--- start ---

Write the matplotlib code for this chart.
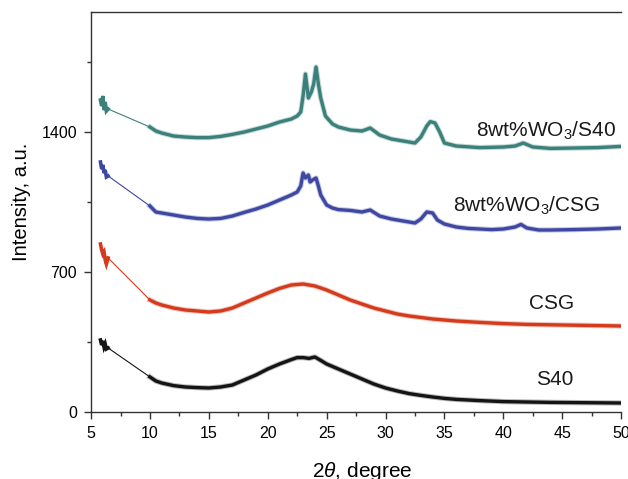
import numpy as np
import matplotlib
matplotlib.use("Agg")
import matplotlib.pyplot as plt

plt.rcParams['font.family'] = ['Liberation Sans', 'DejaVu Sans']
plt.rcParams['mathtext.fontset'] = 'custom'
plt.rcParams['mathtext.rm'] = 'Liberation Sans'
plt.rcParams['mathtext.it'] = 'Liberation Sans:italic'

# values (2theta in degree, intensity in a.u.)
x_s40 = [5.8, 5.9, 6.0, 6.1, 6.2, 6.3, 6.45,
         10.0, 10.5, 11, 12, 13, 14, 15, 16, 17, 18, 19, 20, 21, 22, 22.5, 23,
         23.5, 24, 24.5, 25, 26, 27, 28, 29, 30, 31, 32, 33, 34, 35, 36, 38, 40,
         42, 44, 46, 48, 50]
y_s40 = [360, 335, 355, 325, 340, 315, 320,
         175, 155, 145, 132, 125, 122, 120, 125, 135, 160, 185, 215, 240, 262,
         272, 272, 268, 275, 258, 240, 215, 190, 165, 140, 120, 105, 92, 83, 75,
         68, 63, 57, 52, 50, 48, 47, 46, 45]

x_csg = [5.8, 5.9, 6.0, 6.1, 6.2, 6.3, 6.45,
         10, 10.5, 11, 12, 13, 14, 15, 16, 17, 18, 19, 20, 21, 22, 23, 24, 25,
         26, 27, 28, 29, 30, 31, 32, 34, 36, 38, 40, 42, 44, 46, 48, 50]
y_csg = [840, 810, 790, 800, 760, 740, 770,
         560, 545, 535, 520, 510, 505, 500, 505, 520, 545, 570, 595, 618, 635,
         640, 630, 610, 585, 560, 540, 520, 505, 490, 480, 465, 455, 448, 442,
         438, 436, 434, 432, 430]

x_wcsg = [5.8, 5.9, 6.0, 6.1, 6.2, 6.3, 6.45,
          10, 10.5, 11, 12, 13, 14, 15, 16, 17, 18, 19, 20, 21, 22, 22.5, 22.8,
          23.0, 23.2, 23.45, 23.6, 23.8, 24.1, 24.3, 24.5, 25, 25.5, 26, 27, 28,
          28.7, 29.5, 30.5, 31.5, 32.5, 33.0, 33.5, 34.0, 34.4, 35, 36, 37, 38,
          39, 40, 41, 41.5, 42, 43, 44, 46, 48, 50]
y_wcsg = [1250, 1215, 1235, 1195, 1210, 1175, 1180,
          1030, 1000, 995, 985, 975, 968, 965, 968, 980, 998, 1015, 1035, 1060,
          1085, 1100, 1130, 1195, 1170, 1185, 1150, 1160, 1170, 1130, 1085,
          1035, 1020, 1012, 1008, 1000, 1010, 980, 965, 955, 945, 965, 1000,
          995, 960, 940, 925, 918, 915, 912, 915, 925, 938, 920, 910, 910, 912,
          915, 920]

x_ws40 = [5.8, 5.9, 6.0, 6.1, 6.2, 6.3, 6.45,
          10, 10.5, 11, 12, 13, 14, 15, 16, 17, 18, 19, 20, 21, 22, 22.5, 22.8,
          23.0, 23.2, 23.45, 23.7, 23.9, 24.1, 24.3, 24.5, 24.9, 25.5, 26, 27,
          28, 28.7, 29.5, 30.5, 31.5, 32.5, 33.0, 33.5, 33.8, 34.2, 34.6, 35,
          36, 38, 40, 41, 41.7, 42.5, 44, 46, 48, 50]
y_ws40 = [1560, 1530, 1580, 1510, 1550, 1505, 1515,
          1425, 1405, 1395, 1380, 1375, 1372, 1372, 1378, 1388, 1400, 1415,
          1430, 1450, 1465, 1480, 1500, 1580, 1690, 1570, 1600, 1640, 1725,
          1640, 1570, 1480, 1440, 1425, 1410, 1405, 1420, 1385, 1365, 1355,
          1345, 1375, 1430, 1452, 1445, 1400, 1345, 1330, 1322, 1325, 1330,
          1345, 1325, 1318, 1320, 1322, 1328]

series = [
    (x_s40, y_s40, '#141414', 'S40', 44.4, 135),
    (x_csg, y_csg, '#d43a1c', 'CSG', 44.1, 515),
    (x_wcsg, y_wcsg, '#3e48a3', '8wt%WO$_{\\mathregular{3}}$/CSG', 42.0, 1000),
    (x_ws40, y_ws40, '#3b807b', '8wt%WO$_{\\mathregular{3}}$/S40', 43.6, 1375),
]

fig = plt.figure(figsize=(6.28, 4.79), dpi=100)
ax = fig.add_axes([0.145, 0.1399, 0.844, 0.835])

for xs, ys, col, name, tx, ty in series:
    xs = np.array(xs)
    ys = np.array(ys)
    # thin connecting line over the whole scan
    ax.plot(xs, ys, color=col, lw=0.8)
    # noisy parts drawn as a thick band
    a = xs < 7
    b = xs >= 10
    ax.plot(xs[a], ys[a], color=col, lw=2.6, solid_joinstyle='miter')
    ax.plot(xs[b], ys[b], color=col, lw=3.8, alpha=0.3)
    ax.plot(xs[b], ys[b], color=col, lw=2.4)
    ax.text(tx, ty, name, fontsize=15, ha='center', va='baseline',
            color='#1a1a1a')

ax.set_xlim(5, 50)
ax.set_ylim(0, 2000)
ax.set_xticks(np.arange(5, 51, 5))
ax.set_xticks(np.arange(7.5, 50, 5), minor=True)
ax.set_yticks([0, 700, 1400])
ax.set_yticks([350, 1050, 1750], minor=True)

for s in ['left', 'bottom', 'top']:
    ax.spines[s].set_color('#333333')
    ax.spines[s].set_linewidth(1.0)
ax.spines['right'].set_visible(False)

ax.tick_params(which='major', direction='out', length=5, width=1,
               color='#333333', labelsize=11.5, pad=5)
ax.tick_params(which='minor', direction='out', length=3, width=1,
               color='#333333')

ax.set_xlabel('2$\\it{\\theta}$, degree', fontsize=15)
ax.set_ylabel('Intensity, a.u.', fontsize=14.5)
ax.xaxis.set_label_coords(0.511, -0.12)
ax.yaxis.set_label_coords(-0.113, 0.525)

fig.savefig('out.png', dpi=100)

--- end ---

THE PROBLEM :: Emit the lines of the material exactly, from its first line to the line containing "import matplotlib.pyplot as plt", inclusive; leave every picture out.

PROBLEM SOLUTION ::
Write the matplotlib code for this chart.
import numpy as np
import matplotlib
matplotlib.use("Agg")
import matplotlib.pyplot as plt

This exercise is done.